Example A was decoded by this sub, is unedited and will not display. I have made notations at those lines that are causing the problem. All the required code is there, but these lines are fragmented.

Example B has been edited manually. I have reformatted the fragmented lines into a single line contained by its tags. I have again made notations at these lines. This HTML will now display correctly in a browser or WebView.
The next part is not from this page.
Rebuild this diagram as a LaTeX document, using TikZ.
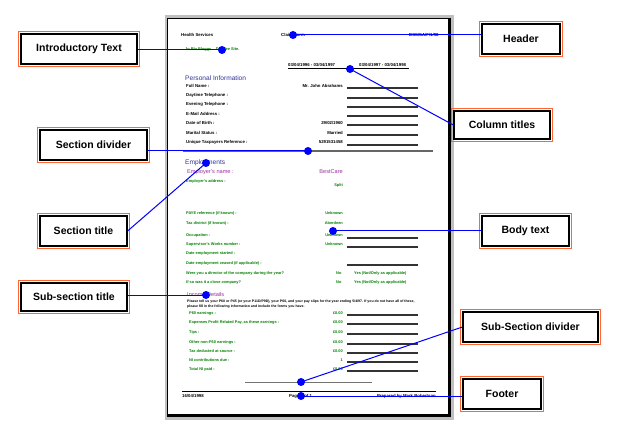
\documentclass[tikz,border=0pt]{standalone}
\usepackage{fontspec}
\setmainfont{Liberation Sans}
\definecolor{conblue}{RGB}{0,0,255}
\definecolor{oframe}{RGB}{255,102,51}
\definecolor{pagegrey}{RGB}{192,192,192}
\definecolor{secblue}{RGB}{51,51,153}
\definecolor{purp}{RGB}{153,51,153}
\definecolor{fgreen}{RGB}{0,128,0}
\begin{document}
\begin{tikzpicture}[x=1pt,y=-1pt,
  lbl/.style={draw=black, line width=1.2pt, fill=white, inner sep=0pt,
    font=\bfseries\fontsize{10.5}{12}\selectfont, minimum height=30pt},
  oframe/.style={draw=oframe, line width=1pt},
  conn/.style={draw=conblue, line width=1pt},
  marker/.style={circle, fill=conblue, inner sep=0pt, minimum size=8pt},
  tx/.style={inner sep=0pt, anchor=west, font=\bfseries\fontsize{4.3}{5}\selectfont},
  txr/.style={tx, anchor=east},
  gtx/.style={inner sep=0pt, anchor=west, text=fgreen, font=\bfseries\fontsize{3.9}{4.5}\selectfont},
  gtxr/.style={gtx, anchor=east},
  ptx/.style={inner sep=0pt, anchor=west, font=\bfseries\fontsize{3.5}{4.5}\selectfont},
  sect/.style={inner sep=0pt, anchor=west, text=secblue, font=\fontsize{6.6}{7}\selectfont},
  subsect/.style={inner sep=0pt, anchor=west, text=purp, font=\fontsize{5.6}{6}\selectfont},
  fline/.style={draw=black!80, line width=1.1pt}
]
\useasboundingbox (0,0) rectangle (618,430);
% ---------- page ----------
\fill[pagegrey] (165,15) rectangle (454,420);
\filldraw[fill=white, draw=black, line width=0.6pt] (167.5,18) rectangle (448,414);
\draw[line width=3pt] (449.5,18) -- (449.5,415.5) -- (167,415.5);
% header
\node[tx] (h1) at (181,35) {Health Services};
\node[tx] (h2) at (281,35) {Claim Form};
\node[tx] (h3) at (409,35) {DSS/SA/F/1/98};
\node[gtx] (intro1) at (185,50) {Jo Blo Bloggs \ \ \ Dundee Site.};
% column titles
\node[tx] (c1) at (288,64.5) {03/04/1996 - 03/04/1997};
\node[tx] (c2) at (359,64.5) {03/04/1997 - 03/04/1998};
\draw[draw=black, line width=1pt] (288,69) -- (409,69);
% personal information
\node[sect] (pi) at (185,78) {Personal Information};
\foreach \y/\t [count=\i] in {86/{Full Name :},95/{Daytime Telephone :},104/{Evening Telephone :},114/{E-Mail Address :},123/{Date of Birth :},133/{Marital Status :},142/{Unique Taxpayers Reference :}}
  \node[tx] (pf\i) at (186,\y) {\t};
\foreach \y/\t [count=\i] in {86/{Mr. John Abrahams},123/{29/02/1960},133/{Married},142/{5291531458}}
  \node[txr] (pv\i) at (343,\y) {\t};
\foreach \y in {88,98,107,116,125,135,145}
  \draw[fline] (347,\y) -- (418,\y);
% section divider
\draw[draw=black!60, line width=1.4pt] (183,151) -- (433,151);
% employments
\node[sect] (em) at (185,163) {Employments};
\node[subsect] (en) at (187,172) {Employer's name :};
\node[subsect, anchor=east] (ev) at (343,172) {BestCare};
\foreach \y/\t [count=\i] in {181/{Employer's address :},213/{PAYE reference (if known) :},223/{Tax district (if known) :},235/{Occupation :},244/{Supervisor's Works number :},253/{Date employment started :},263/{Date employment ceased (if applicable) :},273/{Were you a director of the company during the year?},282/{If so was it a close company?}}
  \node[gtx] (ef\i) at (186,\y) {\t};
\foreach \y/\t [count=\i] in {185/{Split},213/{Unknown},223/{Aberdeen},235/{Unknown},244/{Unknown}}
  \node[gtxr] (evl\i) at (343,\y) {\t};
\foreach \y [count=\i] in {273,282} {
  \node[gtx] (eno\i) at (336,\y) {No};
  \node[gtx] (eyes\i) at (354,\y) {Yes (Not/Only as applicable)};
}
\foreach \y in {238,247,265}
  \draw[fline] (347,\y) -- (418,\y);
% income details
\node[subsect] (inc) at (187,294) {Income Details};
\node[ptx] (p1) at (187,302) {Please tell us your P60 or P45 (or your P11D/P9D), your P60, and your pay slips for the year ending 5/4/97. If you do not have all of these,};
\node[ptx] (p2) at (187,307) {please fill in the following information and include the forms you have.};
\foreach \y/\t [count=\i] in {313/{P60 earnings :},322/{Expenses Profit Related Pay, as these earnings :},332/{Tips :},342/{Other non-P60 earnings :},351/{Tax deducted at source :},360/{NI contributions due :},369/{Total NI paid :}}
  \node[gtx] (if\i) at (189,\y) {\t};
\foreach \y/\t [count=\i] in {313/{£0.00},322/{£0.00},332/{£0.00},342/{£0.00},351/{£0.00},360/{1},369/{£0.00}}
  \node[gtxr] (iv\i) at (343,\y) {\t};
\foreach \y in {315,324,334,344,353,362,371}
  \draw[fline] (347,\y) -- (418,\y);
% sub-section divider and footer
\draw[draw=black!55, line width=1pt] (245,382) -- (372,382);
\draw[draw=black, line width=1pt] (182,391) -- (436,391);
\node[tx] (f1) at (182,396) {16/04/1998};
\node[tx] (f2) at (289,396) {Page 1 of 1};
\node[txr] (f3) at (436,396) {Prepared by Mark Robertson};
% ---------- markers ----------
\node[marker] (mh) at (293,35) {};
\node[marker] (mi) at (222,50) {};
\node[marker] (mc) at (350,69) {};
\node[marker] (md) at (308,151) {};
\node[marker] (ms) at (206,163) {};
\node[marker] (mss) at (206,295) {};
\node[marker] (mb) at (333,231) {};
\node[marker] (msd) at (301,382) {};
\node[marker] (mf) at (301,396) {};
% ---------- label boxes ----------
\node[lbl, minimum width=116pt] (intro) at (79,49) {Introductory Text};
\node[lbl, minimum width=107pt] (secdiv) at (93.5,145) {Section divider};
\node[lbl, minimum width=78pt] (header) at (521,39) {Header};
\node[lbl, minimum width=96pt, minimum height=28pt] (coltit) at (502,125) {Column titles};
\node[lbl, minimum width=87pt] (sectit) at (83.5,231) {Section title};
\node[lbl, minimum width=106pt, minimum height=28pt] (subtit) at (74,297) {Sub-section title};
\node[lbl, minimum width=87pt] (body) at (525.5,231) {Body text};
\node[lbl, minimum width=135pt] (subdiv) at (530.5,327) {Sub-Section divider};
\node[lbl, minimum width=78pt] (footer) at (502,394) {Footer};
\foreach \n in {intro,secdiv,header,coltit,sectit,subtit,body,subdiv,footer}
  \draw[oframe] ([xshift=-2pt,yshift=-2pt]\n.south west) rectangle ([xshift=2pt,yshift=2pt]\n.north east);
% ---------- connectors ----------
\draw[conn] (intro.east |- mi) -- (mi.center);
\draw[conn] (mh.center) -- (header.west |- mh);
\draw[conn] (mc.center) -- (coltit.west);
\draw[conn] (secdiv.east |- md) -- (md.center);
\draw[conn] (sectit.east) -- (ms.center);
\draw[conn] (subtit.east |- mss) -- (mss.center);
\draw[conn] (mb.center) -- (body.west |- mb);
\draw[conn] (msd.center) -- (subdiv.west);
\draw[conn] (mf.center) -- (footer.west |- mf);
\end{tikzpicture}
\end{document}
Is there something in this sub that could be changed, so that the fragmentation does not occur?
B4X:
Sub DecodeQuotePrintable(q As String) As String
    Dim bytes As List
    bytes.Initialize
    Dim i As Int
    Do While i < q.Length
        Dim c As String
        c = q.CharAt(i)
        If c = "_" Then
            bytes.AddAll(" ".GetBytes("utf8"))
        Else If c = "=" And i < q.Length - 1 Then
            Dim hex As String
            hex = q.CharAt(i + 1) & q.CharAt(i + 2)
            i = i + 2
            Try
                bytes.Add(Bit.ParseInt(hex, 16))
            Catch
                bytes.AddAll(hex.GetBytes("utf-8"))
            End Try
        Else
            bytes.AddAll(c.GetBytes("utf-8"))
        End If
        i = i + 1
    Loop
    Dim b(bytes.Size) As Byte
    For i = 0 To bytes.Size - 1
        b(i) = bytes.Get(i)
    Next
    Return BytesToString(b, 0, b.Length, "utf-8")
End Sub
I have attached a third HTML file, as Example C. This file was decoded by the quoted-printable sub below, followed by sub Strip. This comes very close to decoding my emails 100%. Unfortunately, every so often the Strip sub strips a needed character from an inline image, and only the place holder is displayed. This is not an elegant solution, but the sub below does not produce the line fragmentation created by the sub above. All emails are displayed, with only the occurrence of an occasional missing image. For illustration purpose, and to save space, I have only posted a portion of sub Strip.
B4X:
Sub DecodeQuotePrintable(q As String) As String
    Dim m As Matcher
    m = Regex.Matcher("=\?([^?]*)\?Q\?(.*)\?=$", q)
    If m.Find Then
        Dim charset As String
        Dim data As String
        charset = m.Group(1)
        data = m.Group(2)
        Dim bytes As List
        bytes.Initialize
        Dim i As Int
        Do While i < data.Length
            Dim c As String
            c = data.CharAt(i)
            If c = "_" Then
                bytes.AddAll(" ".GetBytes(charset))
            Else If c = "=" Then
                Dim hex As String
                hex = data.CharAt(i + 1) & data.CharAt(i + 2)
                i = i + 2
                bytes.Add(Bit.ParseInt(hex, 16))
            Else
                bytes.AddAll(c.GetBytes(charset))
            End If
            i = i + 1
        Loop
        Dim b(bytes.Size) As Byte
        For i = 0 To bytes.Size - 1
            b(i) = bytes.Get(i)
        Next
        Return BytesToString(b, 0, b.Length, charset)
    Else
        Return q
    End If
End Sub

Sub Strip(value As String) As String
    value = value.Replace("=20","")
    value = value.Replace("=21","!")
    value = value.Replace("=22",$"""$)
    value = value.Replace("=23","#")
    value = value.Replace("=24","$")
    value = value.Replace("=25","%")
    value = value.Replace("=26","&")
    value = value.Replace("=27","'")
    value = value.Replace("=28","(")
    Return value
End Sub
Extensions on HTML files renamed to txt in order to permit uploading.
 

Attachments

  • Example A.txt
    6 KB · Views: 446
  • Example B.txt
    6 KB · Views: 395
  • Example C.txt
    5.8 KB · Views: 498

William Hunter

Active Member
Licensed User
Longtime User
DecodeQuotePrintable was written to help developers decode a single line header.

Where is the html itself?
Hello Erel. The first Sub DecodeQuotePrintable above was obtained from post #7 at the following web link. The inference in that discussion is that it is to be used to decode quoted-printable email source, prior to extracting the html. I have done that with the result, in some cases, that certain lines are fragmented so that the html message will not display. In some cases the html extracted displays OK. At other times the decoding is incomplete. It’s spotty.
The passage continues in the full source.